Cover page: Each assignment must include a cover page listing the full name of every member
of the group along with their student ID and the name of their tutor.
Division of marks: Equal marks will be awarded to each member of a group.
Word processing: Assignments should be submitted as fully-typed documents in PDF or Word
format. Question numbers should be clearly indicated.
Statistical output: Raw R output and/or screenshots are not acceptable. Regression output
must be presented in clearly labelled equation or table form. Figures should be presented on an
appropriate scale, labelled clearly (including axes) and with an appropriate heading. Marks may
be deducted for failure to meet any of these requirements.
Length of answers: The word limit for this assignment is 600 words. Penalties may apply for
submissions exceeding this limit by 20% or more. Concise and correct answers to questions requir-
ing interpretation/discussion will be valued over more lengthy unclear and/or off-topic attempts.

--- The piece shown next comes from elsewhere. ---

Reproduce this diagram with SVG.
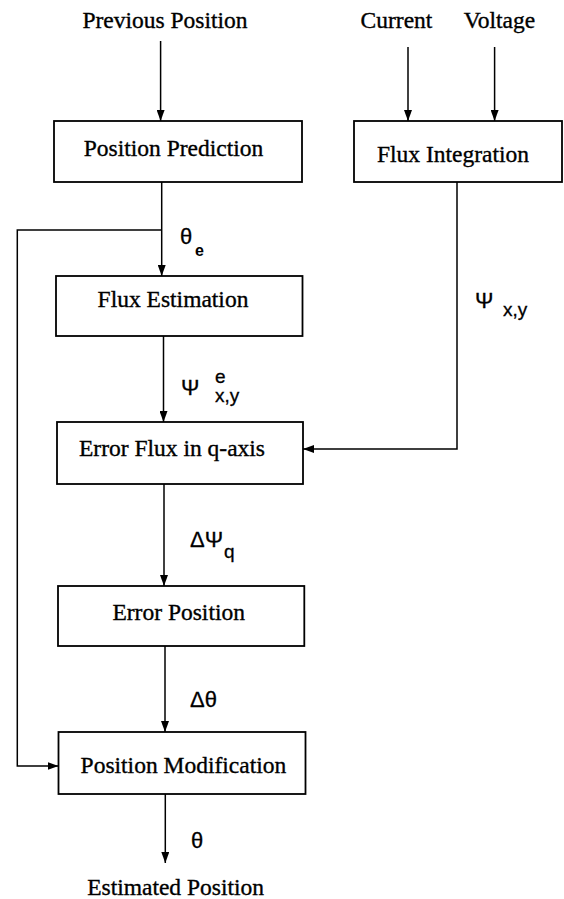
<svg xmlns="http://www.w3.org/2000/svg" width="564" height="899" viewBox="0 0 564 899">
<style>
.box{fill:none;stroke:#000;stroke-width:1.8}
.ln{fill:none;stroke:#000;stroke-width:1.5}
.t{font-family:"Liberation Serif","Times New Roman",serif;font-size:23.5px;fill:#000;stroke:#000;stroke-width:0.35;text-anchor:middle}
.g{font-family:"Liberation Sans",Arial,sans-serif;font-size:22px;fill:#000;stroke:#000;stroke-width:0.3}
.s{font-family:"Liberation Sans",Arial,sans-serif;font-size:19px;fill:#000;stroke:#000;stroke-width:0.3}
.s2{font-family:"Liberation Sans",Arial,sans-serif;font-size:16px;font-weight:bold;fill:#000}
</style>
<defs>
<marker id="ah" markerUnits="userSpaceOnUse" markerWidth="11" markerHeight="8" refX="11" refY="4" orient="auto">
<path d="M0,0 L11,4 L0,8 Z" fill="#000"/>
</marker>
</defs>
<text class="t" x="165" y="28">Previous Position</text>
<text class="t" x="396.5" y="28">Current</text>
<text class="t" x="499.5" y="28">Voltage</text>
<g id="position-prediction"><rect class="box" x="54" y="121" width="248" height="61"/><text class="t" x="173.5" y="156">Position Prediction</text></g>
<g id="flux-integration"><rect class="box" x="354" y="121" width="208" height="61"/><text class="t" x="453" y="162">Flux Integration</text></g>
<g id="flux-estimation"><rect class="box" x="56" y="276" width="246.5" height="60"/><text class="t" x="173" y="307">Flux Estimation</text></g>
<g id="error-flux"><rect class="box" x="57" y="422" width="246" height="62"/><text class="t" x="172" y="456">Error Flux in q-axis</text></g>
<g id="error-position"><rect class="box" x="58" y="586" width="246.3" height="60"/><text class="t" x="178.7" y="620">Error Position</text></g>
<g id="position-modification"><rect class="box" x="58.5" y="732" width="247" height="62"/><text class="t" x="183.4" y="773">Position Modification</text></g>
<text class="t" x="175.6" y="895">Estimated Position</text>
<g id="connectors">
<path class="ln" d="M160.6,41 V121" marker-end="url(#ah)"/>
<path class="ln" d="M408,47 V121" marker-end="url(#ah)"/>
<path class="ln" d="M494.6,47 V121" marker-end="url(#ah)"/>
<path class="ln" d="M161.7,182 V276" marker-end="url(#ah)"/>
<path class="ln" d="M161.7,230 H17.3 V766 H58.5" marker-end="url(#ah)"/>
<path class="ln" d="M163.5,336 V422" marker-end="url(#ah)"/>
<path class="ln" d="M457,182 V449 H303" marker-end="url(#ah)"/>
<path class="ln" d="M164,484 V586" marker-end="url(#ah)"/>
<path class="ln" d="M165,646 V732" marker-end="url(#ah)"/>
<path class="ln" d="M165.3,794 V863" marker-end="url(#ah)"/>
</g>
<g id="labels">
<text class="g" x="180" y="244">θ</text><text class="s2" x="195" y="256">e</text>
<text class="g" x="475" y="308">Ψ</text><text class="s" x="503" y="316">x,y</text>
<text class="g" x="181" y="395">Ψ</text><text class="s" x="215" y="383">e</text><text class="s" x="215" y="402">x,y</text>
<text class="g" x="190" y="547">ΔΨ</text><text class="s" x="224" y="558">q</text>
<text class="g" x="190" y="707">Δθ</text>
<text class="g" x="191" y="848">θ</text>
</g>
</svg>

R script: You must append a complete copy of the R script that you have used to generate your
results. Your R script does not count towards the word limit.
1
Section 1: Conceptual Questions (30 marks)
(1.1) Consider a balanced panel dataset on fatalities from road traffic accidents for n = 51 US
states (including Washington D.C.), with data for each of the T = 8 years from 1990-1997.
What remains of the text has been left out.